Challenges for DfS in Singapore
By Michelle Lim Shu Hui1,Dr Ashan Senel Asmone2, and Associate Professor Yang Miang Goh3 | 27 May 2020
1PhD Candidate, Safety and Resilience Research Unit (SaRRU), Department of Building, School of Design and Environment, National University of Singapore. E-mail: lshm@u.nus.ed
2Research Fellow, Safety and Resilience Research Unit (SaRRU), Department of Building, School of Design and Environment, National University of Singapore. E-mail: bdgasha@nus.edu.sg
3Associate Professor, Safety and Resilience Research Unit (SaRRU), Department of Building, School of Design and Environment, National University of Singapore. E-mail: bdggym@nus.edu.sg
Principles of quality management dictate that quality is to be embedded through design. This is also applicable to safety, that is, safety must be embedded to a project through design (Toole, Gambatese, & Abowitz, 2017). Design for safety (DfS) is defined as “the practice of anticipating and “designing out” potential occupational safety and health hazards and risks associated with new processes, structures, equipment, or tools, and organizing work, such that it takes into consideration construction, maintenance, decommissioning, and disposal/recycling of waste material (Schulte, Rinehart, Okun, Geraci, & Heidel, 2008).” The Workplace Safety and Health Design for Safety (DfS) regulations, which came into effect in August 2016, placed duties on developers and designers to identify and address foreseeable risks throughout the lifecycle of a construction project. Through a series of interviews with industry practitioners, some challenges faced during the DfS review process were identified.
Challenges
Active participation from all stakeholders
There is a lack of active participation from project team members during the DfS review process. Interviewed DfSPs have observed that in their projects, there is a need to prompt the project team members to respond. One of the reasons for this as seen in the literature, is that design professionals do not understand how they can contribute to making a design safer. For example, many designers feel construction site safety is part of the contractor’s methods of working and that they have no responsibility for it (Gambatese, Behm & Rajendran, 2008). However, design of a structure can influence the safety of those who are tasked to build the structure. For example, while designers may design for the final load, a structure may undergo additional stress while being erected. If this additional load is not accounted for by the designers, failures in the structure may occur (Toole, 2005). Designers addressing the hazards that a design poses during the different stages of a building’s lifecycle is an important way that they can contribute. As the designers are the ones who are most familiar with the design, they are best placed to evaluate hazards in the project. Without their participation, it will be difficult to identify and address hazards.
Developer support
It is observed in the field that while there are the additional imposed duties arising from the regulations, no additional project resources are allocated for the project by the developers. Resources allocated to a project are determined by the owner and they will have to bear any possible increases needed (Gambatese, Gibb, Bust, et al., 2017). Respondents noted that design changes that involved contractual variations were less likely to be carried out. Developers had little issue with recommendations which involved no cost increases. It has been suggested that owners should dedicate sufficient resources to supporting platforms that can help the project team members to communicate design concerns and any possible changes (Toole & Gambatese, 2008). If suggestions are made sufficiently early, the changes are more likely to be implemented.
The way forward
A range of approaches to improve DfS implementation had been identified as part of the research. One of these approaches is to measure a project team’s shared perception towards the policies, procedures, and practice of DfS. The measurement can provide a way to quantify a team’s perception of the “way things are done around here”. This is known as DfS climate. This measurement can help stakeholders mark if they are improving, and thereby improve their ownership of DfS.
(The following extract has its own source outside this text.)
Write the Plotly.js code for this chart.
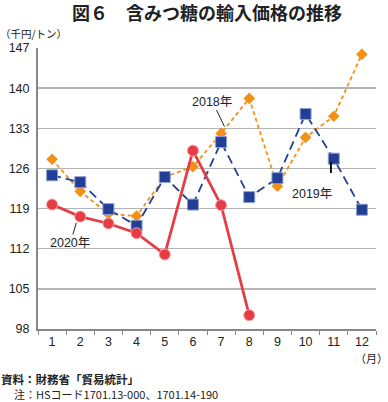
<!DOCTYPE html>
<html><head><meta charset="utf-8">
<script src="https://cdn.plot.ly/plotly-3.0.1.min.js"></script>
<style>html,body{margin:0;padding:0;background:#fff}</style>
</head><body><div id="chart" style="width:388px;height:402px"></div>
<script>
const months = ["1","2","3","4","5","6","7","8","9","10","11","12"];
const yTicks = [98,105,112,119,126,133,140,147];
const y2018 = [127.6,122.0,118.1,117.7,124.5,126.3,132.1,138.2,122.9,131.4,135.1,145.9];
const y2019 = [124.8,123.6,118.9,116.0,124.5,119.7,130.6,121.0,124.3,135.5,127.7,118.8];
const y2020 = [119.7,117.6,116.4,114.7,111.0,129.1,119.6,100.4];

const W=388,H=402,L=38,R=12,T=48,B=73;
const pw=W-L-R, ph=H-T-B;
const px=x=>(x-L)/pw, py=y=>(H-B-y)/ph;
const FONT='"Liberation Sans","Noto Sans CJK JP",sans-serif';
const JP='"Noto Sans CJK JP","Liberation Sans",sans-serif';

const traces=[
 {x:months,y:y2018,type:'scatter',mode:'lines+markers',name:'2018年',
  line:{color:'#f39019',width:1.8,dash:'4px,3px'},
  marker:{symbol:'diamond',size:9,color:'#f39019'}},
 {x:months,y:y2019,type:'scatter',mode:'lines+markers',name:'2019年',
  line:{color:'#233e96',width:1.8,dash:'9px,5px'},
  marker:{symbol:'square',size:11,color:'#233e96',line:{color:'#8da0cf',width:1}}},
 {x:months.slice(0,y2020.length),y:y2020,type:'scatter',mode:'lines+markers',name:'2020年',
  line:{color:'#e63c46',width:2.8},
  marker:{symbol:'circle',size:11,color:'#e63c46',line:{color:'#f3a0a5',width:1}}}
];

const layout={
 width:W,height:H,margin:{l:L,r:R,t:T,b:B},
 paper_bgcolor:'#fff',plot_bgcolor:'#fff',showlegend:false,
 font:{family:FONT,color:'#222',size:12},
 title:{text:'図６　含みつ糖の輸入価格の推移',x:0.5,xref:'paper',y:1-14/H,yanchor:'middle',
   font:{family:JP,size:18,color:'#222',weight:'bold'}},
 xaxis:{type:'category',range:[-0.5,11.5],tickson:'boundaries',ticks:'outside',ticklen:4,tickcolor:'#888',
   showline:true,linecolor:'#888',linewidth:2,showgrid:false,zeroline:false,
   tickfont:{family:FONT,size:12.5,color:'#222'},fixedrange:true},
 yaxis:{range:[98,147],tickvals:yTicks,ticktext:yTicks.map(String),ticks:'',
   showline:true,linecolor:'#888',linewidth:2,showgrid:true,gridcolor:'#b4b4b4',gridwidth:1.5,zeroline:false,
   tickfont:{family:FONT,size:12.5,color:'#222'},ticklabelstandoff:4},
 shapes:[
  {type:'line',xref:'x',yref:'y',x0:9.9,x1:9.9,y0:127.2,y1:125.2,line:{color:'#111',width:2}}
 ],
 annotations:[
  {text:'2018年',x:6.12,y:133.3,xref:'x',yref:'y',showarrow:true,arrowhead:0,arrowwidth:1,arrowcolor:'#222',
   ax:-12,ay:-25,font:{family:FONT,size:12.5,color:'#222'}},
  {text:'2020年',x:0.86,y:116.5,xref:'x',yref:'y',showarrow:true,arrowhead:0,arrowwidth:1,arrowcolor:'#222',
   ax:-6,ay:20,font:{family:FONT,size:12.5,color:'#222'}},
  {text:'2019年',x:9.24,y:121.6,xref:'x',yref:'y',showarrow:false,font:{family:FONT,size:12.5,color:'#222'}},
  {text:'（千円/トン）',x:px(-2),y:py(34),xref:'paper',yref:'paper',xanchor:'left',yanchor:'middle',showarrow:false,
   font:{family:JP,size:10.5,color:'#222'}},
  {text:'（月）',x:px(390),y:py(358),xref:'paper',yref:'paper',xanchor:'right',yanchor:'middle',showarrow:false,
   font:{family:JP,size:11,color:'#222'}},
  {text:'<b>資料：財務省「貿易統計」</b>',x:px(-1),y:py(379),xref:'paper',yref:'paper',xanchor:'left',yanchor:'middle',showarrow:false,
   font:{family:JP,size:11.5,color:'#222'}},
  {text:'注：HSコード1701.13-000、1701.14-190',x:px(12),y:py(394),xref:'paper',yref:'paper',xanchor:'left',yanchor:'middle',showarrow:false,
   font:{family:JP,size:11,color:'#222'}}
 ]
};
Plotly.newPlot('chart',traces,layout,{displayModeBar:false,staticPlot:true});
</script></body></html>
During the interviews, interventions to improve DfS climate in project organizations were elicited. Research is being done to evaluate and prioritise these interventions. The industry may be able to use the guidance to directly improve their project’s performance of DfS review.
These strategies will be discussed in an online seminar organised by the Safety and Resilience Research Unit, on 3rd July, 14:00-15:30. Industry professionals will be presented with takeaways to help them improve their organisation’s ownership of DfS.
References
Gambatese, J. A., Behm, M., & Rajendran, S. (2008). Design’s role in construction accident causality and prevention: Perspectives from an expert panel. Safety Science, 46, 675–691. https://doi.org/10.1016/j.ssci.2007.06.010
Gambatese, J. A., Gibb, A. G., Brace, C., & Tymvios, N. (2017). Motivation for Prevention through Design: Experiential Perspectives and Practice. Practice Periodical on Structural Design and Construction, 22(4), 1–12. https://doi.org/10.1093/jigpal/jzp045
Schulte, P. A., Rinehart, R., Okun, A., Geraci, C. L., & Heidel, D. S. (2008). National Prevention through Design (PtD) Initiative. Journal of Safety Research, 39(2), 115–121. https://doi.org/10.1016/j.jsr.2008.02.021
Toole, T. M., & Gambatese, J. A. (2008). The Trajectories of Prevention through Design in Construction. Journal of Safety Research, 39(2), 225–230. https://doi.org/10.1016/j.jsr.2008.02.026
Toole, T. M., Gambatese, J. A., & Abowitz, D. A. (2017). Owners’ Role in Facilitating Prevention through Design. Journal of Professional Issues in Engineering Education and Practice, 143(1), 04016012. https://doi.org/10.1061/(ASCE)EI.1943-5541.0000295
Toole, T. M. (2005). Increasing Engineers’ Role in Construction Safety: Opportunities and Barriers. Journal of Professional Issues in Engineering Education and Practice, 131(3), 199–207.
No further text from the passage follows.